When will your joint venture start selling battery packs?
Normally it takes two or three years to bring systems into production, so you can expect this joint venture to start generating sales in about two years.
When will you generate significant battery sales?
This is an investment for the future, definitely. Nobody is under time pressure. You can't expect to make big profits four or five years from now. By 2020, we are projecting that about 8 percent of 100 million vehicles produced will be hybrid, and another 3 or 4 percent will be electric. By 2025, the combined volume of hybrids and EVs could rise to 30 or 40 percent.
EV sales in the United States have not been strong. Are EVs too expensive?
We know from opinion surveys that customers are willing to pay $700 to $2,000 extra compared with a normal car. Currently, an EV costs about $13,000 extra. The industry must bring costs down, and this will not happen overnight. We have to introduce a second, third and fourth generation of EV technology to bring [the premium] below $5,000. We will need until 2023 or 2024 to do that. So we can't expect really high volumes until then.
How much will Continental spend on battery research?
That's not figured out yet. I can tell you that we have been spending about 170 million euros a year [on r&d for EVs and hybrids]. We won't have to make a huge investment on top of that, but we will have to add resources.
Will the battery industry consolidate in five or 10 years?
It's a difficult question. There are a lot of small players already in the marketplace.
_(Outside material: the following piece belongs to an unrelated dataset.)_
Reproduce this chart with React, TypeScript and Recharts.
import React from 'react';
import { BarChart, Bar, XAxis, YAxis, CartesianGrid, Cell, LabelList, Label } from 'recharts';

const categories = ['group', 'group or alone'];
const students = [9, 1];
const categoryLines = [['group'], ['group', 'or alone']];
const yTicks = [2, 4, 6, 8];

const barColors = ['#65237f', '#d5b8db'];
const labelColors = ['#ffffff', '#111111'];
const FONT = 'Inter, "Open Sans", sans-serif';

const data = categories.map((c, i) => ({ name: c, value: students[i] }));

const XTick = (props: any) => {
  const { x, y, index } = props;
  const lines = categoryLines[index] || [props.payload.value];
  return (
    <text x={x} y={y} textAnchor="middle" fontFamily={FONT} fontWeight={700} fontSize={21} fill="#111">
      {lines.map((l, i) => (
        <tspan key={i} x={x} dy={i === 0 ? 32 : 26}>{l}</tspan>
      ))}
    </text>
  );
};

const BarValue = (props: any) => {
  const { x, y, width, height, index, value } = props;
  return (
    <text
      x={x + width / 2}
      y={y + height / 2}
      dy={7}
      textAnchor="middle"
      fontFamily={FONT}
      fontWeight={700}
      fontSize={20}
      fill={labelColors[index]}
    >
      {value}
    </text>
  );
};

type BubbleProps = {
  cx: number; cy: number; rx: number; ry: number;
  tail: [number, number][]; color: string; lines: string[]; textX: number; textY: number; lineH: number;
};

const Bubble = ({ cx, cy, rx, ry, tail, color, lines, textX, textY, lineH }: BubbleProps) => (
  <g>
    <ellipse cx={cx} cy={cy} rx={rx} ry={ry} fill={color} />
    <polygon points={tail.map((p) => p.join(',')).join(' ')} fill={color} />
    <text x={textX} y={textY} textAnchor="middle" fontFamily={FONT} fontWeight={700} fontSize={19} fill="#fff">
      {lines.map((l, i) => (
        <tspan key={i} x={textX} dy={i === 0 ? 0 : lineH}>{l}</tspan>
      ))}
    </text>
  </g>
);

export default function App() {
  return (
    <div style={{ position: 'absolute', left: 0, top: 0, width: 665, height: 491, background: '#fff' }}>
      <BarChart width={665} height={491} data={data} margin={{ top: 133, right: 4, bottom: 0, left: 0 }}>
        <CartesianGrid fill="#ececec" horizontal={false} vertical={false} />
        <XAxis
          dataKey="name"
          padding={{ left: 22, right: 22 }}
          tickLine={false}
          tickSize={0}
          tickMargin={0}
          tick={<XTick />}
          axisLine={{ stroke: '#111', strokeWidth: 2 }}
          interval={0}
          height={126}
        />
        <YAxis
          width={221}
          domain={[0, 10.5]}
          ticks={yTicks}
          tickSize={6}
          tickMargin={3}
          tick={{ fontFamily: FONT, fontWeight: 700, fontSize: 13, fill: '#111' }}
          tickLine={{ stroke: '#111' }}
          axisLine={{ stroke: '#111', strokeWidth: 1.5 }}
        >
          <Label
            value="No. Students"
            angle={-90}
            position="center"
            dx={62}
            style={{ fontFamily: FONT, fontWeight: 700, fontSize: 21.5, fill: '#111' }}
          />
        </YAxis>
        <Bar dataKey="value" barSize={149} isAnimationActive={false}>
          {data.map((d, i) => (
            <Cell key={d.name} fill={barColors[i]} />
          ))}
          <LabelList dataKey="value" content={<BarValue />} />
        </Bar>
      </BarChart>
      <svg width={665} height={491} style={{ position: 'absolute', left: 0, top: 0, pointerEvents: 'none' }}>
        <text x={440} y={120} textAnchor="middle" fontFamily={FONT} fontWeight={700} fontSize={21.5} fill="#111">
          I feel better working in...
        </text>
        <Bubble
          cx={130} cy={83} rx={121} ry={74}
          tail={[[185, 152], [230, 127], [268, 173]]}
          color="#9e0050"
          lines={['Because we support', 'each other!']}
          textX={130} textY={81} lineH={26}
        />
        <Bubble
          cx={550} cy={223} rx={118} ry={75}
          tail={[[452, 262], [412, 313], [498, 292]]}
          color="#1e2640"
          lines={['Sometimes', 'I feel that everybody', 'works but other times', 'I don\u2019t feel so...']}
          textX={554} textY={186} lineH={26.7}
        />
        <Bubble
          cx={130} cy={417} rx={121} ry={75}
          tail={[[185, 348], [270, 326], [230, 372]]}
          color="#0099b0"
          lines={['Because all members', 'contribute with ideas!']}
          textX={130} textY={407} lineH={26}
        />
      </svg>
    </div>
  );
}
We believe the smaller players will disappear. Most of them will be acquired by the bigger companies, so there will be a natural consolidation. How many players will exist in seven or eight years? It's too early to say.
Continental has entered the turbocharger market with a turbo for Ford Motor Co.'s new three-cylinder engine. What is the growth potential for turbochargers?
We went into production last year, and we've had a smooth launch so far. We also acquired a second customer in Europe at the end of last year. The global volume of direct injection gasoline engines [often paired with turbochargers] was 4 million units in 2010. The latest projections are that it will develop to 15.8 million engines in 2016. We will see a significant growth rate for turbocharged gasoline engines in the next couple of years, and we want to participate in this growth.
North American vehicle production is expected to grow 5 to 10 percent this year. Are you expanding North American capacity?
We will probably need another electronics plant in two or three years. We are also building a new tire plant in South Carolina, and we are expanding our existing tire plants in Illinois and Mexico. We are gaining market share in tires.
Are automakers in North America suffering from chronic tire shortages?
Not only in North America but in all regions in the world. During the economic crisis, all the big manufacturers -- especially the Big Four tire makers -- reduced capacity. To shut down a facility takes six months. But to start an operation, especially a greenfield site, takes at least three or four years. The tire shortage will last for another 12 to 24 months, at least.
Will your joint venture become one of the top EV battery producers?
For sure. For batteries, our target is to be one of the top three players. For tires, we are not so much focused on being number three or two. Our aim is to grow faster than the market.
Do you have a sales target for 2012?
We will end up in 2011 with revenues of 30 billion euros. That's up from 20 billion euros in 2009, so we enjoyed a steep growth rate, for sure. In 2012, we expect [global sales] will grow 3 to 4 percent. If that happens, then Continental can expect a growth rate of 7 to 8 percent in global revenue.
In November, Continental estimated raw material costs of 950 million euros for 2011. That was higher than expected, mostly because of synthetic rubber prices. Are you going to raise tire prices?
In the replacement market, we haven't completely caught up. So we [will] introduce higher prices at the beginning of this year, especially for replacement tires. With most of our original-equipment customers, we have [negotiated] agreements in the last two years. Mostly we use a price index. We are getting at least part of the added cost reimbursed, [but] we have a time delay of three to five months.